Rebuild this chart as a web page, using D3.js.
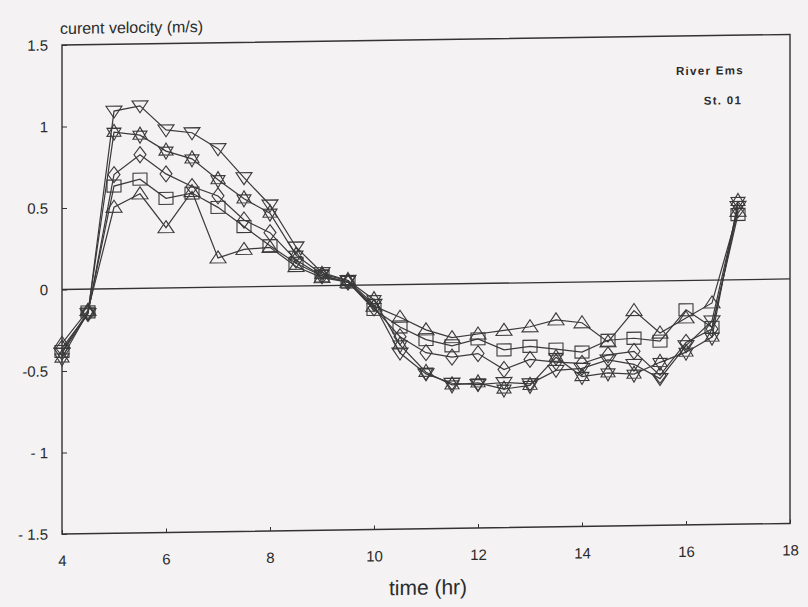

——————

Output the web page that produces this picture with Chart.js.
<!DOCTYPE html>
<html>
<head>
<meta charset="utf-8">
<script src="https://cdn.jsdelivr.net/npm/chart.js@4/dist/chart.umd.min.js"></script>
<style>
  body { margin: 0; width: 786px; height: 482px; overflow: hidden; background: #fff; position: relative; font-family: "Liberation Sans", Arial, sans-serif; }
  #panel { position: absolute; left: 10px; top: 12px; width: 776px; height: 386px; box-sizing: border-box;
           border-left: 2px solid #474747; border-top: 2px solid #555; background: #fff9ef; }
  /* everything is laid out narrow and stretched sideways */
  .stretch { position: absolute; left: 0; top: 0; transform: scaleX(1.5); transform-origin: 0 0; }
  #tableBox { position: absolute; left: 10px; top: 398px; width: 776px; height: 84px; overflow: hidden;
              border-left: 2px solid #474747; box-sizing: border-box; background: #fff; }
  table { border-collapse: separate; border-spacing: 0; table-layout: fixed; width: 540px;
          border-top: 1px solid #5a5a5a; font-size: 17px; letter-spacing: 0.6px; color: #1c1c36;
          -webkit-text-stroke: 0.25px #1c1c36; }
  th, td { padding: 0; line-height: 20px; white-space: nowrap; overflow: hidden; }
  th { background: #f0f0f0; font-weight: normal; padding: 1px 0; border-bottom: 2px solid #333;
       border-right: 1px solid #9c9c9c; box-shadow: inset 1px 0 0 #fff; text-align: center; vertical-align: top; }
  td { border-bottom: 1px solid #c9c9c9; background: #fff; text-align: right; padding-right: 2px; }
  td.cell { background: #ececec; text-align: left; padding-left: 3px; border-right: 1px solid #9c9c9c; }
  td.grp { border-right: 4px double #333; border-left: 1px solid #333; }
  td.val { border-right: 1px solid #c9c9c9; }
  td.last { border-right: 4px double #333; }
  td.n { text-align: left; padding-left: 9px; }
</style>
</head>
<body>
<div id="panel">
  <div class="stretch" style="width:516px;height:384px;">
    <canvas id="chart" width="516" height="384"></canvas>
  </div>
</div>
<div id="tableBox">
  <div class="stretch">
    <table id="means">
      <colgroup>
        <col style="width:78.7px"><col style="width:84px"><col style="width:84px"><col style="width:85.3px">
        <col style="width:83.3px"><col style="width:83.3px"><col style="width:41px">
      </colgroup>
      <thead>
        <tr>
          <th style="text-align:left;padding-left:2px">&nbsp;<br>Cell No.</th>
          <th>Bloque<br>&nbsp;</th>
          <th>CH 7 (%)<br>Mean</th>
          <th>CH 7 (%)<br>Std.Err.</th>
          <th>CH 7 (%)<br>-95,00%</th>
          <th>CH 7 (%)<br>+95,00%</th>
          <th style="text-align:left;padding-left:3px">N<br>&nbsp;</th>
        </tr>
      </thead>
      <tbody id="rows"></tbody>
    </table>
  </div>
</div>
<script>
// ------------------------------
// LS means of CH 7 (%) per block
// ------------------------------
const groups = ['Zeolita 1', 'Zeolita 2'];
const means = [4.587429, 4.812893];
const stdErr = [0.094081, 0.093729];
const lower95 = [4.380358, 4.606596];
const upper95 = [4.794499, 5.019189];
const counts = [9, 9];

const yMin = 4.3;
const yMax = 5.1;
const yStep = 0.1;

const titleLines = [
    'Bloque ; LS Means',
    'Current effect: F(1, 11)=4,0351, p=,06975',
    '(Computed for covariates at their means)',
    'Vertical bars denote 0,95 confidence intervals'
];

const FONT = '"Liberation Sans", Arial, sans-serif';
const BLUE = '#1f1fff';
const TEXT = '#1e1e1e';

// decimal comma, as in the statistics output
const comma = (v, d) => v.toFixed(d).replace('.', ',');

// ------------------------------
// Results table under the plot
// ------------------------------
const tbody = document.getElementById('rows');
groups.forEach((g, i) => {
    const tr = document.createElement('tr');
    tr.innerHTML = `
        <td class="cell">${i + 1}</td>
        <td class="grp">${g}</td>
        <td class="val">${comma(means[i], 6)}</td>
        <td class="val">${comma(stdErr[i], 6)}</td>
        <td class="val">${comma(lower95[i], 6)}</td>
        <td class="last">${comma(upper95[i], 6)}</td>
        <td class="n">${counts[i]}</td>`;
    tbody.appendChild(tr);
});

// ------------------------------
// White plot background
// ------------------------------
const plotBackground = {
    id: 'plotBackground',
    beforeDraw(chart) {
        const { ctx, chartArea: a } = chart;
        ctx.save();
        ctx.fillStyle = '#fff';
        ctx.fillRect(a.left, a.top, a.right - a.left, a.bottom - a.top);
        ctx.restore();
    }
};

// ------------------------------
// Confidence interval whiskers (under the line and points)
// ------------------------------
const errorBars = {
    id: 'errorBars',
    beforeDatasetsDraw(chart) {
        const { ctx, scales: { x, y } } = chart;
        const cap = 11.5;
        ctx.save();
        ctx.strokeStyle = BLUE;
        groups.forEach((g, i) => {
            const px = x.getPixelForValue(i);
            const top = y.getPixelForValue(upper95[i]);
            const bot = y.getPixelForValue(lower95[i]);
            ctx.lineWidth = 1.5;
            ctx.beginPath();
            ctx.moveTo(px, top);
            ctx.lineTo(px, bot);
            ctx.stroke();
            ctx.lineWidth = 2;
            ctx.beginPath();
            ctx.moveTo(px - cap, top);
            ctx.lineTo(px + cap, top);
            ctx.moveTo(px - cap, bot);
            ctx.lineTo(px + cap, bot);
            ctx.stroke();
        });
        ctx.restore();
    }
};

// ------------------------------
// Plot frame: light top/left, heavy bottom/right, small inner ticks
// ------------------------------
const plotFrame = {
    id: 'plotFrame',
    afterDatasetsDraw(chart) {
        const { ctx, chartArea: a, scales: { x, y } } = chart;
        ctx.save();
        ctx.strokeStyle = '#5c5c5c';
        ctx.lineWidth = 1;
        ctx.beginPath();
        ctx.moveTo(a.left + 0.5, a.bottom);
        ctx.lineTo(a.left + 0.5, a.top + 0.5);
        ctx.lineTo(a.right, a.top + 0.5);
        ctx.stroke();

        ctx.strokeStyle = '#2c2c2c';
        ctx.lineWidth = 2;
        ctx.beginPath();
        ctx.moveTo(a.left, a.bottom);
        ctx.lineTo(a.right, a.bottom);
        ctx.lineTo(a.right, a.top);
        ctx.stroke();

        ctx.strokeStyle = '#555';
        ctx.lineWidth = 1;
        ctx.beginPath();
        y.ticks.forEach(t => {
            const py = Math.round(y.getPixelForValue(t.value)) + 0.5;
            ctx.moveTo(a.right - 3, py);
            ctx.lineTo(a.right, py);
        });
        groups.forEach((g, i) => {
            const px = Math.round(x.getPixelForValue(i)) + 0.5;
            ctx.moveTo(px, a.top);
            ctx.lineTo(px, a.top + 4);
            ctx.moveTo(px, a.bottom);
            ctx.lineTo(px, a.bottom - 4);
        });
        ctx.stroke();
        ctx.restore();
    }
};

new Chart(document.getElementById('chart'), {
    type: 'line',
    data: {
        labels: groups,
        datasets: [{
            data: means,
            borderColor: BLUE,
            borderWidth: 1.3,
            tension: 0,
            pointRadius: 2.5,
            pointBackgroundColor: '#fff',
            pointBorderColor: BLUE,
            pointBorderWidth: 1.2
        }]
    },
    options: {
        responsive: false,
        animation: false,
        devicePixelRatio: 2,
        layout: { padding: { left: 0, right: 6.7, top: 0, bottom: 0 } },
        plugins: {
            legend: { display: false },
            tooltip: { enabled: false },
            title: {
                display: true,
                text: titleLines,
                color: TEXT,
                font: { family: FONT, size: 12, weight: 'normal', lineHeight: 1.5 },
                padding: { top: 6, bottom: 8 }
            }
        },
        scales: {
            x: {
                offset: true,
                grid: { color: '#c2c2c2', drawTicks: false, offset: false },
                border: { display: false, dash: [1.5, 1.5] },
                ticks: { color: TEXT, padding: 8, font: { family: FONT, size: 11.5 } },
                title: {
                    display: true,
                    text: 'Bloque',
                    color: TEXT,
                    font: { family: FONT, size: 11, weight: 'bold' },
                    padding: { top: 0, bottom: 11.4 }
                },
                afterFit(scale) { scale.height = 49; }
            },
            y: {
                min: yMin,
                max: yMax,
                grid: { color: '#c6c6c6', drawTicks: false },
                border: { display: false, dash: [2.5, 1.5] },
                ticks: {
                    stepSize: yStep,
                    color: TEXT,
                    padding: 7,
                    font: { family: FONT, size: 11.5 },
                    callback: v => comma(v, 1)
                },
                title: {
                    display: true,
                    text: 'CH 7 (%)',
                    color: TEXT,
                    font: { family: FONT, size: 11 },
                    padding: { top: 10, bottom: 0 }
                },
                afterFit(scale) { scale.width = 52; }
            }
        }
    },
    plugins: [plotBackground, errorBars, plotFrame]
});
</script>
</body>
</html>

——————

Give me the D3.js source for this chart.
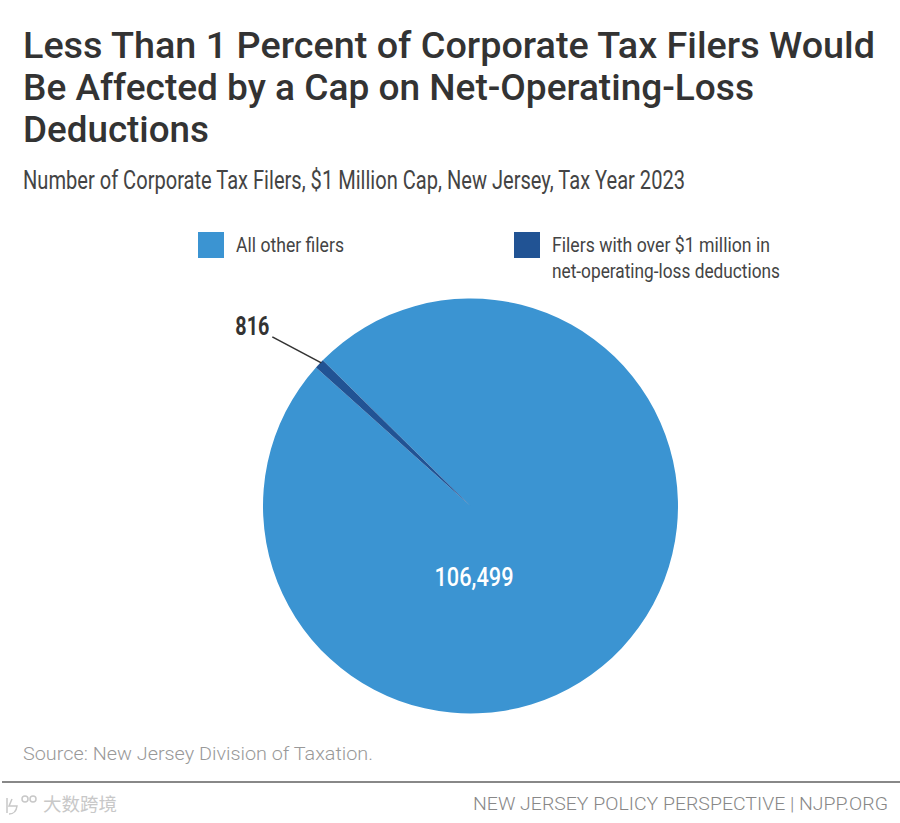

——————

= DIRECTION =
Filter the entries above down to the lines containing the word "page".

= RESULT =
Rebuild this chart as a web page, using D3.js.
Output the web page that produces this picture with Chart.js.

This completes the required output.